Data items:
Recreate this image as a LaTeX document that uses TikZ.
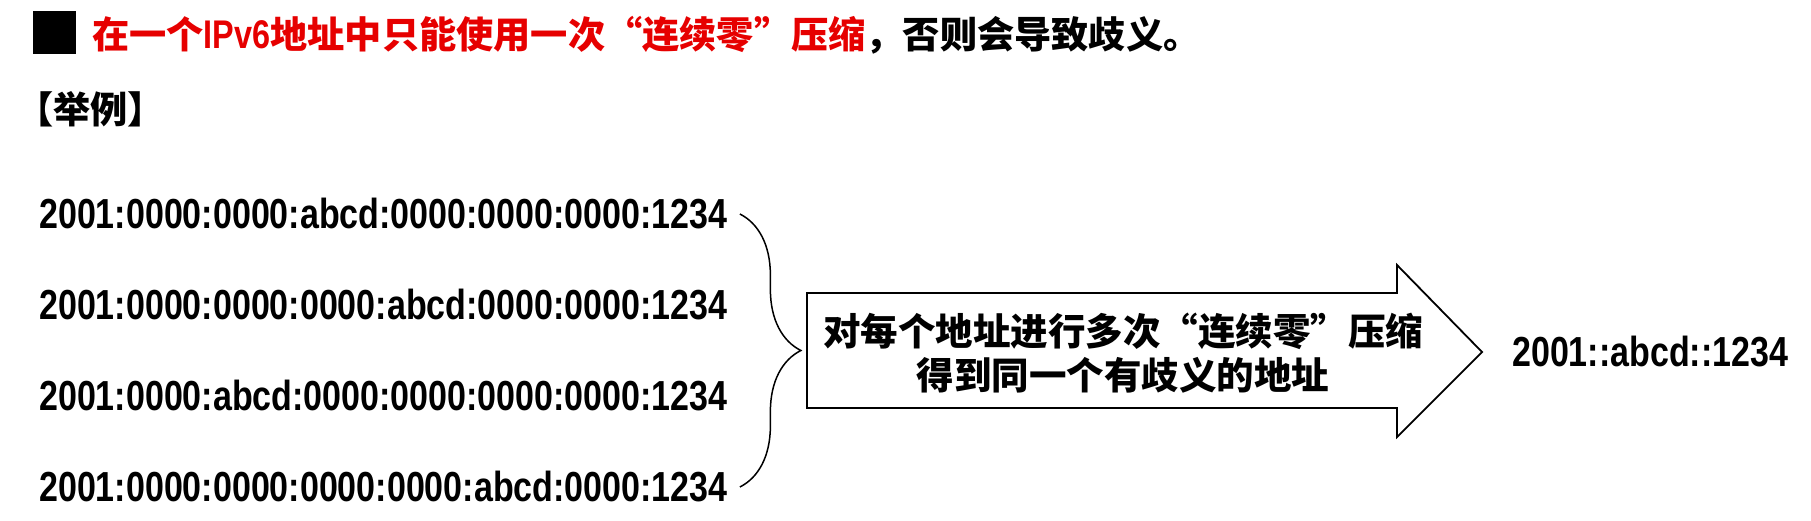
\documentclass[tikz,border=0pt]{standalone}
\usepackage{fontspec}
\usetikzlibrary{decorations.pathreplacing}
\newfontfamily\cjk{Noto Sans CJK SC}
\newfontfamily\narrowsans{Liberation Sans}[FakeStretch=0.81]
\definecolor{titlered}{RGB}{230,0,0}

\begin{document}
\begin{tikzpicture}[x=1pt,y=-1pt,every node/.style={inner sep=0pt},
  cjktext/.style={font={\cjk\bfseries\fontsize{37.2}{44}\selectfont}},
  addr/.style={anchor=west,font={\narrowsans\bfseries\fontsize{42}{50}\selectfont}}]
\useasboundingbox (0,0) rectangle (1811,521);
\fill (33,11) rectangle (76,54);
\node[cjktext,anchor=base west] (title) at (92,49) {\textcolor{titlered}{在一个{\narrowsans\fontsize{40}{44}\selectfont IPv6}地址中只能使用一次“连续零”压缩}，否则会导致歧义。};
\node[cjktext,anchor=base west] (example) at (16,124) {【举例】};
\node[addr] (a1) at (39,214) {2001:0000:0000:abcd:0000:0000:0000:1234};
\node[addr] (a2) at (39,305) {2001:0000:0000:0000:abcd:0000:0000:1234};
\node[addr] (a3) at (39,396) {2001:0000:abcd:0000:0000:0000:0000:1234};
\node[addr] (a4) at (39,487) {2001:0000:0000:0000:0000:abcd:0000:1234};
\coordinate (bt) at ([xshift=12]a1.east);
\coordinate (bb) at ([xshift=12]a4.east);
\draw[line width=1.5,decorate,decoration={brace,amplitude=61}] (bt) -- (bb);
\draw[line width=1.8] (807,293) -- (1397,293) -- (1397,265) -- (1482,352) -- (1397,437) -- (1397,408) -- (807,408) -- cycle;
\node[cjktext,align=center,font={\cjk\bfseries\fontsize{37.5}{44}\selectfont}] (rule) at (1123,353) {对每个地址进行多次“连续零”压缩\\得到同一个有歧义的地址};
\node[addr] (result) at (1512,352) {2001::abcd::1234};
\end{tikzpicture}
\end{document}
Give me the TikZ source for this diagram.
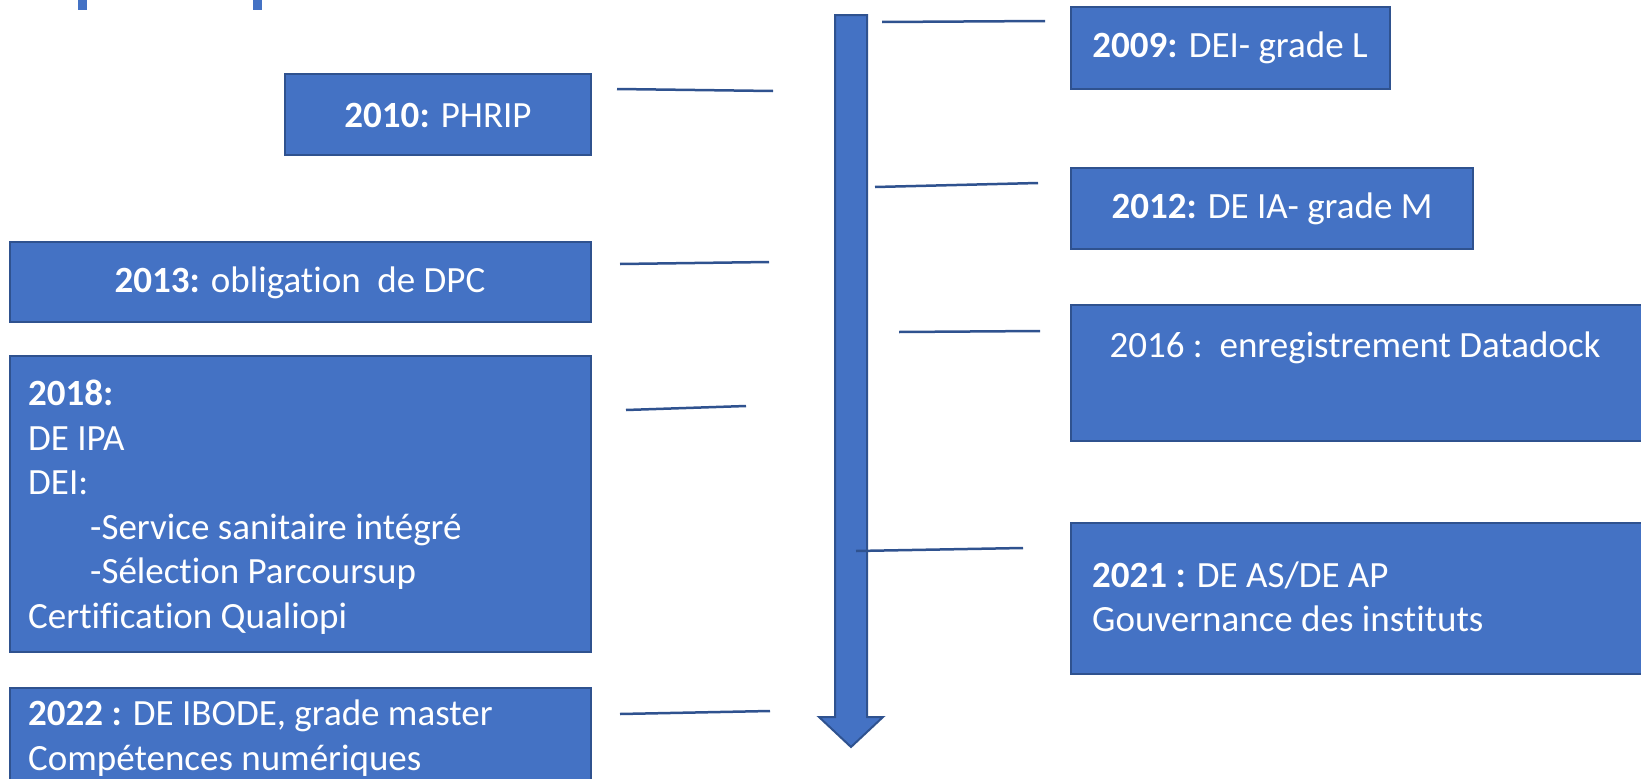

=== Set exercise ===
Send back the data above word for word, with the pictures left out.

=== Exercise solution ===
Recreate this image as a LaTeX document that uses TikZ.
\documentclass[tikz,border=0pt]{standalone}
\usepackage{fontspec}
\usetikzlibrary{decorations.pathreplacing}
\newfontfamily\cjk{Noto Sans CJK SC}
\newfontfamily\narrowsans{Liberation Sans}[FakeStretch=0.81]
\definecolor{titlered}{RGB}{230,0,0}

\begin{document}
\begin{tikzpicture}[x=1pt,y=-1pt,every node/.style={inner sep=0pt},
  cjktext/.style={font={\cjk\bfseries\fontsize{37.2}{44}\selectfont}},
  addr/.style={anchor=west,font={\narrowsans\bfseries\fontsize{42}{50}\selectfont}}]
\useasboundingbox (0,0) rectangle (1811,521);
\fill (33,11) rectangle (76,54);
\node[cjktext,anchor=base west] (title) at (92,49) {\textcolor{titlered}{在一个{\narrowsans\fontsize{40}{44}\selectfont IPv6}地址中只能使用一次“连续零”压缩}，否则会导致歧义。};
\node[cjktext,anchor=base west] (example) at (16,124) {【举例】};
\node[addr] (a1) at (39,214) {2001:0000:0000:abcd:0000:0000:0000:1234};
\node[addr] (a2) at (39,305) {2001:0000:0000:0000:abcd:0000:0000:1234};
\node[addr] (a3) at (39,396) {2001:0000:abcd:0000:0000:0000:0000:1234};
\node[addr] (a4) at (39,487) {2001:0000:0000:0000:0000:abcd:0000:1234};
\coordinate (bt) at ([xshift=12]a1.east);
\coordinate (bb) at ([xshift=12]a4.east);
\draw[line width=1.5,decorate,decoration={brace,amplitude=61}] (bt) -- (bb);
\draw[line width=1.8] (807,293) -- (1397,293) -- (1397,265) -- (1482,352) -- (1397,437) -- (1397,408) -- (807,408) -- cycle;
\node[cjktext,align=center,font={\cjk\bfseries\fontsize{37.5}{44}\selectfont}] (rule) at (1123,353) {对每个地址进行多次“连续零”压缩\\得到同一个有歧义的地址};
\node[addr] (result) at (1512,352) {2001::abcd::1234};
\end{tikzpicture}
\end{document}
Give me the TikZ source for this diagram.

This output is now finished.